Companies have natural incentives to ensure their workers' safety.For example, ergonomics regulations designed to prevent workers from suffering from musculoskeletal disorders (MSDs):
“OSHA offers no evidence that employers and employees do not have adequate incentives to provide the optimal level of workplace protection against MSD hazards. On the contrary, OSHA provides evidence that (1) MSDs impose significant costs on employers, which should offer ample incentives to reduce their occurrence, (2) employers are, in fact, developing programs and other initiatives to reduce MSDs, and (3) MSDs are declining. Lack of knowledge on the causes of and remedies for MSDs, not lack of motivation, has hindered efforts to reduce MSDs.”
And then there's my personal favorite -- pollution is good for you:
“Due to ozone‘s screening effect on harmful ultraviolet-B radiation, the proposed reduction in ozone levels would increase malignant and nonmelanoma skin cancers and cataracts, as well as other UV-B-related health-risks. This doesn’t mean that more ozone is always better. It does mean that if the EPA really cares about public health it should take these trade-offs into account.”

I could go on and on, but then I'd rob you of the pleasure of reading the report yourselves.

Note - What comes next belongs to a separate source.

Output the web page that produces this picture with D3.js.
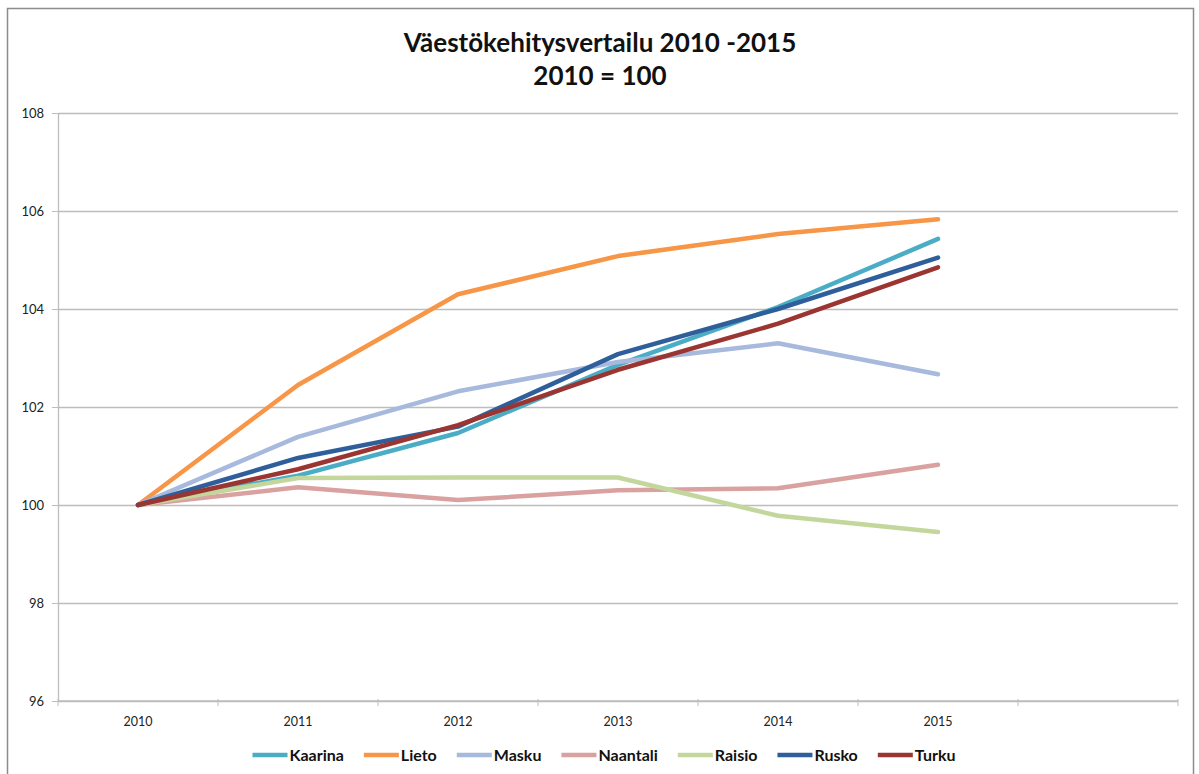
<!DOCTYPE html>
<html>
<head>
<meta charset="utf-8">
<script src="https://cdn.jsdelivr.net/npm/d3@7"></script>
<style>
  body { margin: 0; background: #fff; }
  svg { display: block; }
</style>
</head>
<body>
<svg width="1199" height="774"></svg>
<script>
// chart data: index 2010 = 100
const years = ["2010", "2011", "2012", "2013", "2014", "2015"];
const towns = ["Kaarina", "Lieto", "Masku", "Naantali", "Raisio", "Rusko", "Turku"];
const kaarina  = [100, 100.6, 101.47, 102.86, 104.04, 105.43];
const lieto    = [100, 102.45, 104.3, 105.08, 105.53, 105.83];
const masku    = [100, 101.39, 102.32, 102.92, 103.3, 102.67];
const naantali = [100, 100.36, 100.1, 100.3, 100.34, 100.82];
const raisio   = [100, 100.55, 100.56, 100.56, 99.78, 99.45];
const rusko    = [100, 100.96, 101.6, 103.08, 104.0, 105.05];
const turku    = [100, 100.73, 101.63, 102.76, 103.7, 104.85];
const yTicks = [96, 98, 100, 102, 104, 106, 108];
const colors = ["#4bacc6", "#f79646", "#a7b9dc", "#d9a1a0", "#c3d69b", "#2f5f9a", "#9b3532"];

const series = [kaarina, lieto, masku, naantali, raisio, rusko, turku];

const svg = d3.select("svg");
const plotL = 58, plotR = 1178, plotT = 113, plotB = 701;

// outer frame
svg.append("rect")
  .attr("x", 7.5).attr("y", 8.5)
  .attr("width", 1186).attr("height", 775)
  .attr("fill", "none")
  .attr("stroke", "#8c8c8c")
  .attr("stroke-width", 1.5);

// one blank slot after 2015, like the original sheet
const x = d3.scaleBand()
  .domain(years.concat([" "]))
  .range([plotL, plotR]);

const y = d3.scaleLinear()
  .domain([96, 108])
  .range([plotB, plotT]);

// gridlines
svg.append("g")
  .attr("transform", "translate(" + plotL + ",0)")
  .call(d3.axisLeft(y).tickValues(yTicks).tickSize(-(plotR - plotL)).tickFormat(""))
  .call(g => g.select(".domain").remove())
  .selectAll("line")
    .attr("stroke", "#bdbdbd")
    .attr("stroke-width", 1.3);

// y axis
svg.append("g")
  .attr("transform", "translate(" + plotL + ",0)")
  .call(d3.axisLeft(y).tickValues(yTicks).tickSize(6).tickPadding(8).tickSizeOuter(0))
  .call(g => g.select(".domain").attr("stroke", "#bdbdbd").attr("stroke-width", 1.3))
  .call(g => g.selectAll("line").attr("stroke", "#bdbdbd"))
  .call(g => g.selectAll("text")
    .attr("font-family", "Lato, 'Open Sans', sans-serif")
    .attr("font-size", "13px")
    .attr("fill", "#222"));

// x axis
const xAxis = svg.append("g").attr("transform", "translate(0," + plotB + ")");
xAxis.append("line")
  .attr("x1", plotL).attr("x2", plotR)
  .attr("stroke", "#bdbdbd").attr("stroke-width", 1.3);
xAxis.selectAll(".tk")
  .data(x.domain().concat(["end"]))
  .join("line")
    .attr("class", "tk")
    .attr("x1", d => d === "end" ? plotR : x(d))
    .attr("x2", d => d === "end" ? plotR : x(d))
    .attr("y1", -2).attr("y2", 5)
    .attr("stroke", "#bdbdbd");
xAxis.selectAll("text")
  .data(years)
  .join("text")
    .attr("x", d => x(d) + x.bandwidth() / 2)
    .attr("y", 25)
    .attr("text-anchor", "middle")
    .attr("font-family", "Lato, 'Open Sans', sans-serif")
    .attr("font-size", "12.5px")
    .attr("fill", "#222")
    .text(d => d);

// lines
const line = d3.line()
  .x((d, i) => x(years[i]) + x.bandwidth() / 2)
  .y(d => y(d));

svg.append("g")
  .selectAll("path")
  .data(series)
  .join("path")
    .attr("d", line)
    .attr("fill", "none")
    .attr("stroke", (d, i) => colors[i])
    .attr("stroke-width", 4.5)
    .attr("stroke-linejoin", "round")
    .attr("stroke-linecap", "round");

// title
const title = svg.append("text")
  .attr("text-anchor", "middle")
  .attr("font-family", "Lato, 'Open Sans', sans-serif")
  .attr("font-weight", "bold")
  .attr("font-size", "26px")
  .attr("fill", "#111");
title.append("tspan").attr("x", 600).attr("y", 52).text("Väestökehitysvertailu 2010 -2015");
title.append("tspan").attr("x", 600).attr("y", 85).text("2010 = 100");

// legend
const legend = svg.append("g");
const items = legend.selectAll("g")
  .data(towns)
  .join("g");
items.append("line")
  .attr("x1", 0).attr("x2", 35)
  .attr("y1", 0).attr("y2", 0)
  .attr("stroke", (d, i) => colors[i])
  .attr("stroke-width", 4.5);
items.append("text")
  .attr("x", 37)
  .attr("y", 6)
  .attr("font-family", "Lato, 'Open Sans', sans-serif")
  .attr("font-weight", "bold")
  .attr("font-size", "16px")
  .attr("fill", "#111")
  .text(d => d);

let pos = 0;
items.each(function() {
  d3.select(this).attr("transform", "translate(" + pos + ",0)");
  pos += this.getBBox().width + 20;
});
const total = pos - 20;
legend.attr("transform", "translate(" + (604 - total / 2) + ",755)");
</script>
</body>
</html>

But when you get done tsk-tsking and chuckling and shaking your head, remember that the Bush administration is dead serious about appointing this person to control, limit and abolish the safeguards that protect us and our children from the otherwise unsafe products and uncontrolled hazards in our workplaces, air, water, automobiles and anywhere else that corporate America can make a profit by neglecting the harmful effects of its products.